Filed Under: Topic > Cinema > Yahha, documentary film

Yahha, documentary film

Rashid Nugmanov’s documentary film, which was a final project for Sergei Solov’ev’s film directing workshop at VGIK (Gerasimov Institute of Cinematography in Moscow). Echoing the cinematic experiments of Dziga Vertov and the French New Wave, the film uses a visually and temporally nonlinear plotline to tell a story of a typical day in the lives of Leningrad rock musicians and their fans. Yahha was one of the first Soviet documentaries to tackle the subject of USSR’s rapidly expanding underground rock music culture and its surrounding community, which at that point in time was concentrated in Leningrad. The film contains concert footage of the bands Alisa, Zoopark, and Kino, while also capturing scenes of the musicians’ and their fans’ everyday interactions and movements across the city.
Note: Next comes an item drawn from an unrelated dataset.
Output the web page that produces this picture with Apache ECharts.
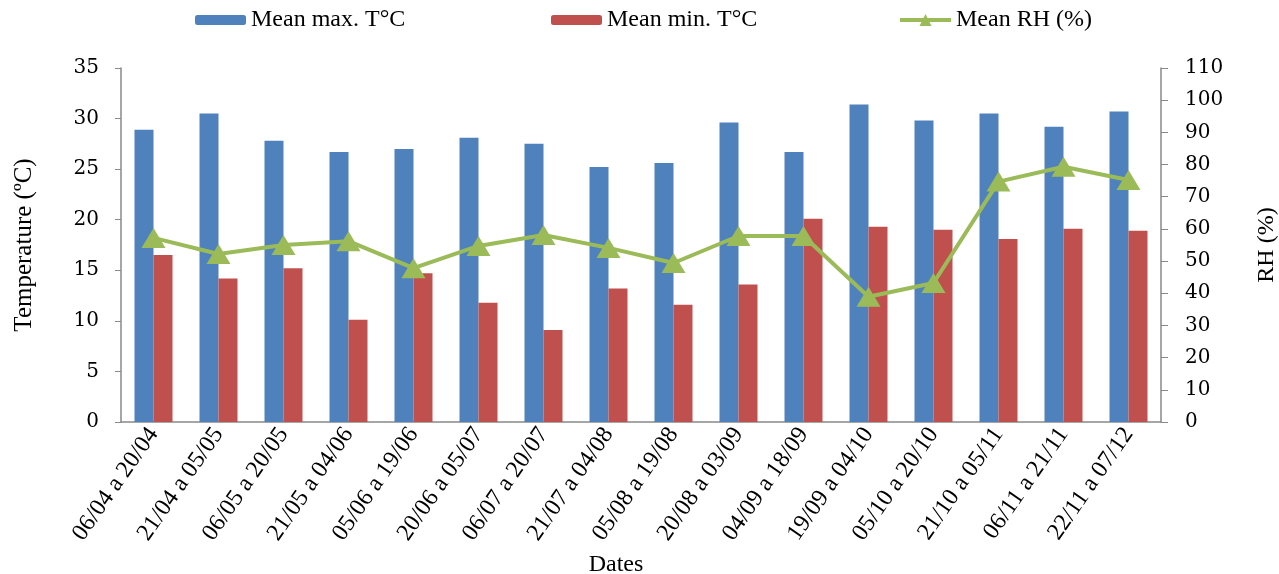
<!DOCTYPE html>
<html>
<head>
<meta charset="utf-8">
<script src="https://cdn.jsdelivr.net/npm/echarts@6/dist/echarts.min.js"></script>
<style>
  html, body { margin: 0; padding: 0; background: #fff; }
  #chart { width: 1279px; height: 574px; }
</style>
</head>
<body>
<div id="chart"></div>
<script>
// data
const dates = ['06/04 a 20/04', '21/04 a 05/05', '06/05 a 20/05', '21/05 a 04/06',
  '05/06 a 19/06', '20/06 a 05/07', '06/07 a 20/07', '21/07 a 04/08',
  '05/08 a 19/08', '20/08 a 03/09', '04/09 a 18/09', '19/09 a 04/10',
  '05/10 a 20/10', '21/10 a 05/11', '06/11 a 21/11', '22/11 a 07/12'];
const maxTemp = [28.9, 30.5, 27.8, 26.7, 27.0, 28.1, 27.5, 25.2, 25.6, 29.6, 26.7, 31.4, 29.8, 30.5, 29.2, 30.7];
const minTemp = [16.5, 14.2, 15.2, 10.1, 14.7, 11.8, 9.1, 13.2, 11.6, 13.6, 20.1, 19.3, 19.0, 18.1, 19.1, 18.9];
const meanRH = [57.2, 52.2, 55.0, 56.2, 47.8, 54.7, 58.1, 54.1, 49.4, 57.8, 57.8, 38.9, 43.2, 74.7, 79.3, 75.2];

const serif = 'Liberation Serif';
const numFont = 'DejaVu Serif';
const axisGray = '#898989';

let myChart = echarts.init(document.getElementById('chart'));

// one legend per item so each sits where it does in the picture
function legendAt(name, left, h) {
    return {
        data: [name],
        left: left,
        top: 8,
        padding: 0,
        itemWidth: 51,
        itemHeight: h,
        itemGap: 4,
        selectedMode: false,
        lineStyle: { width: 4 },
        textStyle: { fontFamily: serif, fontSize: 24, color: '#000' }
    };
}

myChart.setOption({
    animation: false,
    legend: [
        legendAt('Mean max. T°C', 195, 10),
        legendAt('Mean min. T°C', 551, 10),
        legendAt('Mean RH (%)', 898, 15)
    ],
    grid: { left: 121, right: 118, top: 68, bottom: 152, outerBoundsMode: 'none' },
    xAxis: {
        type: 'category',
        data: dates,
        name: 'Dates',
        nameLocation: 'middle',
        nameGap: 128,
        nameTextStyle: { fontFamily: serif, fontSize: 24, color: '#000', padding: [0, 50, 0, 0] },
        axisLine: { lineStyle: { color: axisGray, width: 1.5 } },
        axisTick: { length: 6, lineStyle: { color: axisGray } },
        axisLabel: {
            rotate: 55,
            interval: 0,
            margin: 8,
            fontFamily: serif,
            fontSize: 24,
            color: '#000'
        }
    },
    yAxis: [
        {
            type: 'value',
            min: 0,
            max: 35,
            interval: 5,
            name: 'Temperature (ºC)',
            nameLocation: 'middle',
            nameRotate: 90,
            nameGap: 84,
            nameTextStyle: { fontFamily: serif, fontSize: 25, color: '#000' },
            axisLine: { show: true, lineStyle: { color: axisGray, width: 1.5 } },
            axisTick: { show: true, length: 6, lineStyle: { color: axisGray } },
            splitLine: { show: false },
            axisLabel: { margin: 22, fontFamily: numFont, fontSize: 20, color: '#000' }
        },
        {
            type: 'value',
            min: 0,
            max: 110,
            interval: 10,
            position: 'right',
            name: 'RH (%)',
            nameLocation: 'middle',
            nameRotate: 90,
            nameGap: 94,
            nameTextStyle: { fontFamily: serif, fontSize: 24, color: '#000' },
            axisLine: { show: true, lineStyle: { color: axisGray, width: 1.5 } },
            axisTick: { show: true, length: 7, lineStyle: { color: axisGray } },
            splitLine: { show: false },
            axisLabel: { margin: 24, fontFamily: numFont, fontSize: 20, color: '#000' }
        }
    ],
    series: [
        {
            name: 'Mean max. T°C',
            type: 'bar',
            barWidth: 19,
            barGap: '0%',
            itemStyle: { color: '#4F81BD' },
            data: maxTemp
        },
        {
            name: 'Mean min. T°C',
            type: 'bar',
            barWidth: 19,
            itemStyle: { color: '#C0504D' },
            data: minTemp
        },
        {
            name: 'Mean RH (%)',
            type: 'line',
            yAxisIndex: 1,
            symbol: 'triangle',
            symbolSize: [24, 20],
            lineStyle: { color: '#9BBB59', width: 4 },
            itemStyle: { color: '#9BBB59' },
            data: meanRH
        }
    ]
});
</script>
</body>
</html>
Unlike other documentaries focusing on rock music in the USSR, the film downplays the movement’s sociopolitical significance, focusing instead on its daily rhythms and environs, painting a veritable youth subculture oasis unencumbered by its repressive totalitarian environment. Any tensions with officialdom that the musicians and music fans encounter (when, for instance, a Kino concert is unceremoniously cancelled), are presented as largely comical interludes, with the film’s subjects always finding unofficial venues in which to gather, converse, and make music. The Perestroika period’s now legendary geographical locations where Soviet underground rock music originated and developed – The Leningrad Rock Club, Tsoi’s “Kamchatka” boiler room, and private apartments are all featured prominently in the film. The second clip, which includes Kino’s performance of “Tomorrow We Take Matters Into Our Own Hands” (“Zavtra deistvovat’ budem my”) in the Leningrad boiler room, where Viktor Tsoi works, merges images of late-socialist menial labor with underground musical production, combining seemingly disparate ideological spheres into a seamless whole, and in this way encapsulating the cultural contradictions of perestroika.